» REQUIRED WORK
Exactly retype the opening line of the entries and every line after it, ending with the line that contains "ax = fig.add_axes([0.0951, 0.1349, 0.9827". Skip all pictures.

» Stored data entries
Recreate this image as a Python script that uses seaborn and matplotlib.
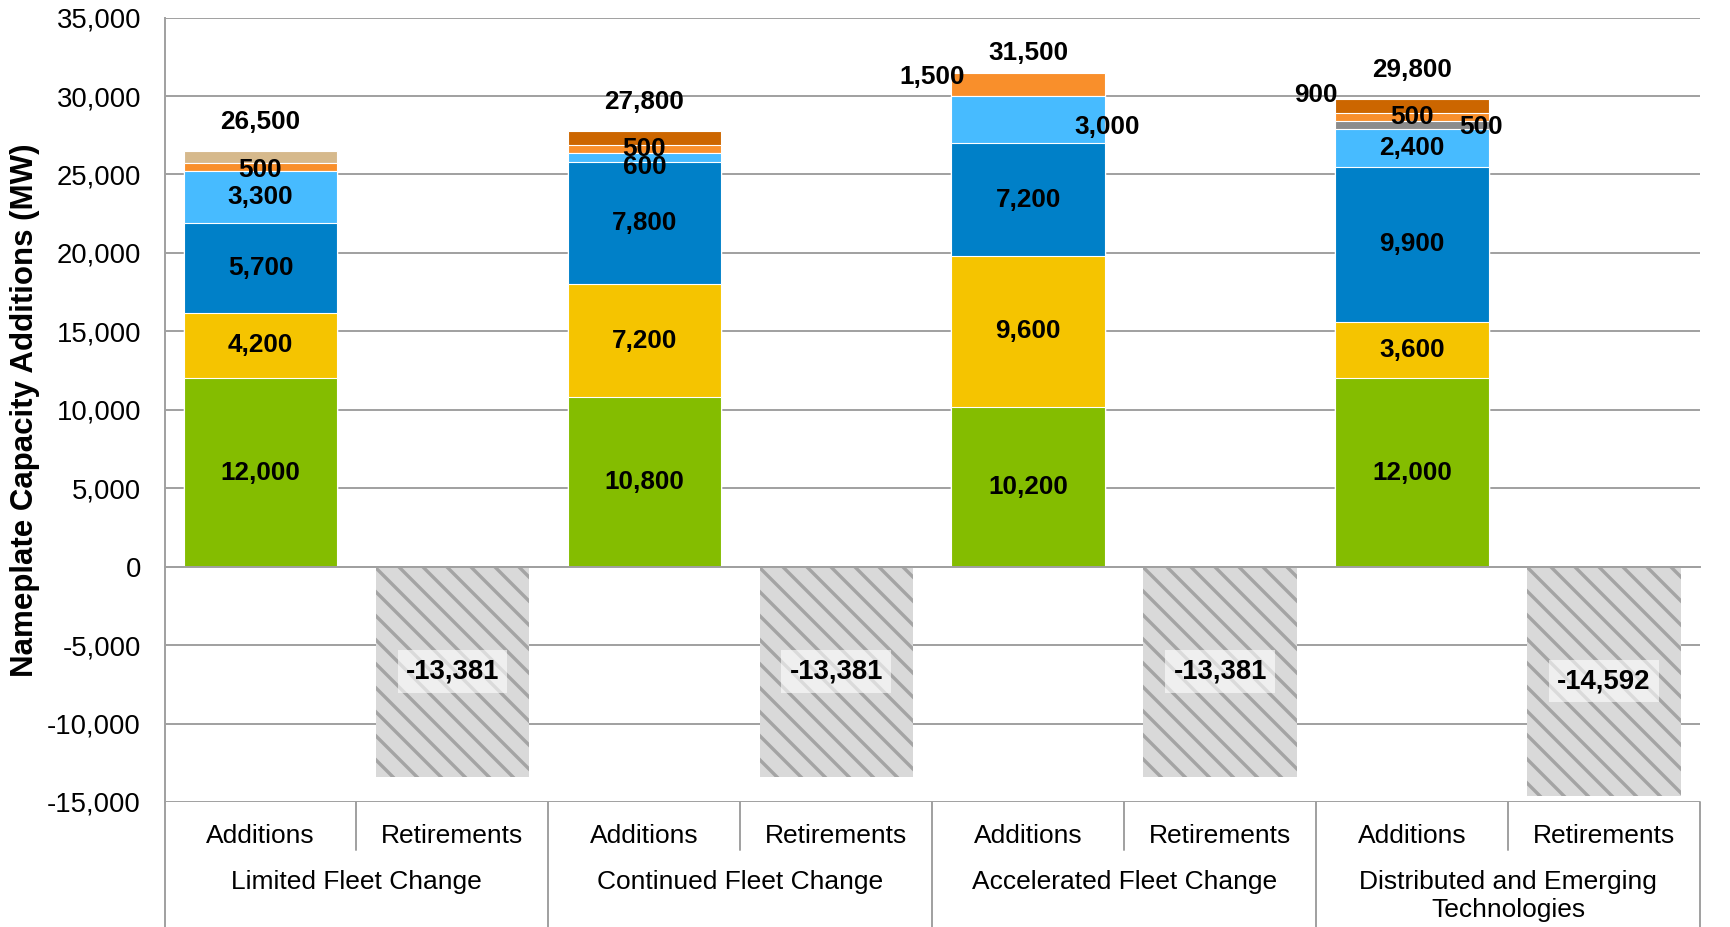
import matplotlib
matplotlib.use("Agg")
import matplotlib.pyplot as plt
import matplotlib.transforms as mtransforms
import pandas as pd
import seaborn as sns

# ---- data (MW) ----
scenarios = ["Limited Fleet Change", "Continued Fleet Change",
             "Accelerated Fleet Change", "Distributed and Emerging\nTechnologies"]
bar_kinds = ["Additions", "Retirements"]

# capacity additions, stacked bottom to top
wind = [12000, 10800, 10200, 12000]
solar = [4200, 7200, 9600, 3600]
combined_cycle = [5700, 7800, 7200, 9900]
combustion_turbine = [3300, 600, 3000, 2400]
storage = [0, 0, 0, 500]
demand_response = [500, 500, 1500, 500]
other_new = [0, 900, 0, 900]
uprates = [800, 0, 0, 0]
addition_totals = [26500, 27800, 31500, 29800]

retirements = [-13381, -13381, -13381, -14592]

y_ticks = list(range(-15000, 35001, 5000))

# ---- styling ----
layers = [wind, solar, combined_cycle, combustion_turbine, storage,
          demand_response, other_new, uprates]
layer_colors = ["#84bd00", "#f5c400", "#0080c8", "#47bbff", "#8c8c8c",
                "#f98f2b", "#cc6600", "#d6b98c"]
unlabeled = {(0, 7), (1, 6)}
# (scenario, layer): (dx in slots, dy in MW) nudges for crowded labels
label_nudge = {(0, 5): (0, -160), (1, 3): (0, -620),
               (2, 5): (-0.5, 460), (2, 3): (0.41, -470),
               (3, 6): (-0.5, 700), (3, 4): (0.36, -120)}
total_offset = [1840, 1800, 1240, 1890]

# rendered at 72 dpi so the hatch spacing is ~12 px; sizes below are given
# as if at 100 dpi and scaled by K
DPI = 72
K = 100 / DPI
FS_BAR = 18.8 * K
FS_TICK = 19.8 * K
FS_CAT = 19 * K
LW = 1.4 * K
GRID = "#a0a0a0"

sns.set_theme(style="white")
plt.rcParams["font.family"] = ["Liberation Sans", "DejaVu Sans"]
plt.rcParams["text.color"] = "black"
plt.rcParams["axes.unicode_minus"] = False
plt.rcParams["hatch.linewidth"] = 3.4

fig = plt.figure(figsize=(1730 / DPI, 927 / DPI), dpi=DPI)
ax = fig.add_axes([0.0951, 0.1349, 0.9827 - 0.0951, 0.981 - 0.1349])

slots = [f"{s}|{k}" for s in scenarios for k in bar_kinds]
add_slots = [f"{s}|Additions" for s in scenarios]
ret_slots = [f"{s}|Retirements" for s in scenarios]

# stacked additions: draw cumulative heights from the top layer down
cum = []
running = [0] * len(scenarios)
for vals in layers:
    running = [r + v for r, v in zip(running, vals)]
    cum.append(list(running))
for li in range(len(layers) - 1, -1, -1):
    df = pd.DataFrame({"slot": add_slots, "mw": cum[li]})
    sns.barplot(data=df, x="slot", y="mw", order=slots, color=layer_colors[li],
                saturation=1, width=0.8, errorbar=None, edgecolor="white",
                linewidth=0.8 * K, ax=ax, zorder=3)

# retirements, hatched
n_before = len(ax.patches)
df_ret = pd.DataFrame({"slot": ret_slots, "mw": retirements})
sns.barplot(data=df_ret, x="slot", y="mw", order=slots, color="#d9d9d9",
            saturation=1, width=0.8, errorbar=None, ax=ax, zorder=3)
for p in ax.patches[n_before:]:
    p.set_hatch("\\")
    p.set_edgecolor("#a4a4a4")
    p.set_linewidth(0)
    p.set_facecolor("#d9d9d9")

# ---- value labels ----
for si in range(len(scenarios)):
    x0 = 2 * si
    base = 0
    for li, vals in enumerate(layers):
        v = vals[si]
        if v and (si, li) not in unlabeled:
            dx, dy = label_nudge.get((si, li), (0, 0))
            ax.text(x0 + dx, base + v / 2 + dy, f"{v:,}", ha="center", va="center",
                    fontsize=FS_BAR, fontweight="bold", color="black", zorder=5)
        base += v
    ax.text(x0, addition_totals[si] + total_offset[si], f"{addition_totals[si]:,}",
            ha="center", va="center", fontsize=FS_BAR, fontweight="bold",
            color="black", zorder=5)
    r = retirements[si]
    ax.text(x0 + 1, r / 2, f"{r:,}", ha="center", va="center", fontsize=19.8 * K,
            fontweight="bold", color="black", zorder=5,
            bbox=dict(boxstyle="square,pad=0.3", fc="white", ec="none", alpha=0.6))

# ---- axes ----
ax.set_ylim(-15000, 35000)
ax.set_xlim(-0.5, len(slots) - 0.5)
ax.set_yticks(y_ticks)
ax.set_yticklabels([f"{t:,}" for t in y_ticks], fontsize=FS_TICK, color="black")
ax.tick_params(axis="y", length=0, pad=17 * K)
ax.yaxis.grid(True, color=GRID, linewidth=LW, zorder=0)
ax.set_axisbelow(True)
ax.set_ylabel("Nameplate Capacity Additions (MW)", fontsize=22.5 * K,
              fontweight="bold", color="black")
ax.yaxis.set_label_coords(-0.0814, 0.5)
ax.set_xlabel("")

for side in ["top", "right"]:
    ax.spines[side].set_visible(False)
ax.spines["left"].set_color(GRID)
ax.spines["left"].set_linewidth(LW)
ax.spines["bottom"].set_position(("data", 0))
ax.spines["bottom"].set_color(GRID)
ax.spines["bottom"].set_linewidth(LW)
ax.spines["bottom"].set_zorder(4)
ax.set_xticks([b - 0.5 for b in range(len(slots) + 1)])
ax.set_xticklabels([])
ax.tick_params(axis="x", direction="out", length=7 * K, width=LW, colors=GRID)

# two-level category labels beneath the plot
tr = mtransforms.blended_transform_factory(ax.transData, ax.transAxes)
for b in range(len(slots) + 1):
    xb = b - 0.5
    y_end = -0.16 if b % 2 == 0 else -0.0612
    ax.plot([xb, xb], [0, y_end], transform=tr, color=GRID, lw=LW,
            clip_on=False, zorder=4)
for i, s in enumerate(slots):
    ax.text(i, -0.0435, s.split("|")[1], transform=tr, ha="center", va="center",
            fontsize=FS_CAT, color="black")
for si, s in enumerate(scenarios):
    ax.text(2 * si + 0.5, -0.087, s, transform=tr, ha="center", va="top",
            fontsize=FS_CAT, color="black", linespacing=1.22)

fig.savefig("out.png", dpi=DPI)
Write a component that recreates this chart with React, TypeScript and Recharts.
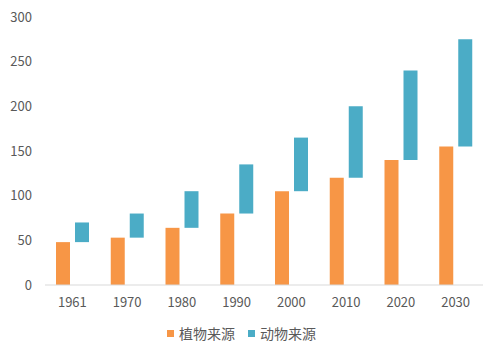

» CORRECT RESPONSE
Recreate this image as a Python script that uses seaborn and matplotlib.
import matplotlib
matplotlib.use("Agg")
import matplotlib.pyplot as plt
import matplotlib.transforms as mtransforms
import pandas as pd
import seaborn as sns

# ---- data (MW) ----
scenarios = ["Limited Fleet Change", "Continued Fleet Change",
             "Accelerated Fleet Change", "Distributed and Emerging\nTechnologies"]
bar_kinds = ["Additions", "Retirements"]

# capacity additions, stacked bottom to top
wind = [12000, 10800, 10200, 12000]
solar = [4200, 7200, 9600, 3600]
combined_cycle = [5700, 7800, 7200, 9900]
combustion_turbine = [3300, 600, 3000, 2400]
storage = [0, 0, 0, 500]
demand_response = [500, 500, 1500, 500]
other_new = [0, 900, 0, 900]
uprates = [800, 0, 0, 0]
addition_totals = [26500, 27800, 31500, 29800]

retirements = [-13381, -13381, -13381, -14592]

y_ticks = list(range(-15000, 35001, 5000))

# ---- styling ----
layers = [wind, solar, combined_cycle, combustion_turbine, storage,
          demand_response, other_new, uprates]
layer_colors = ["#84bd00", "#f5c400", "#0080c8", "#47bbff", "#8c8c8c",
                "#f98f2b", "#cc6600", "#d6b98c"]
unlabeled = {(0, 7), (1, 6)}
# (scenario, layer): (dx in slots, dy in MW) nudges for crowded labels
label_nudge = {(0, 5): (0, -160), (1, 3): (0, -620),
               (2, 5): (-0.5, 460), (2, 3): (0.41, -470),
               (3, 6): (-0.5, 700), (3, 4): (0.36, -120)}
total_offset = [1840, 1800, 1240, 1890]

# rendered at 72 dpi so the hatch spacing is ~12 px; sizes below are given
# as if at 100 dpi and scaled by K
DPI = 72
K = 100 / DPI
FS_BAR = 18.8 * K
FS_TICK = 19.8 * K
FS_CAT = 19 * K
LW = 1.4 * K
GRID = "#a0a0a0"

sns.set_theme(style="white")
plt.rcParams["font.family"] = ["Liberation Sans", "DejaVu Sans"]
plt.rcParams["text.color"] = "black"
plt.rcParams["axes.unicode_minus"] = False
plt.rcParams["hatch.linewidth"] = 3.4

fig = plt.figure(figsize=(1730 / DPI, 927 / DPI), dpi=DPI)
ax = fig.add_axes([0.0951, 0.1349, 0.9827 - 0.0951, 0.981 - 0.1349])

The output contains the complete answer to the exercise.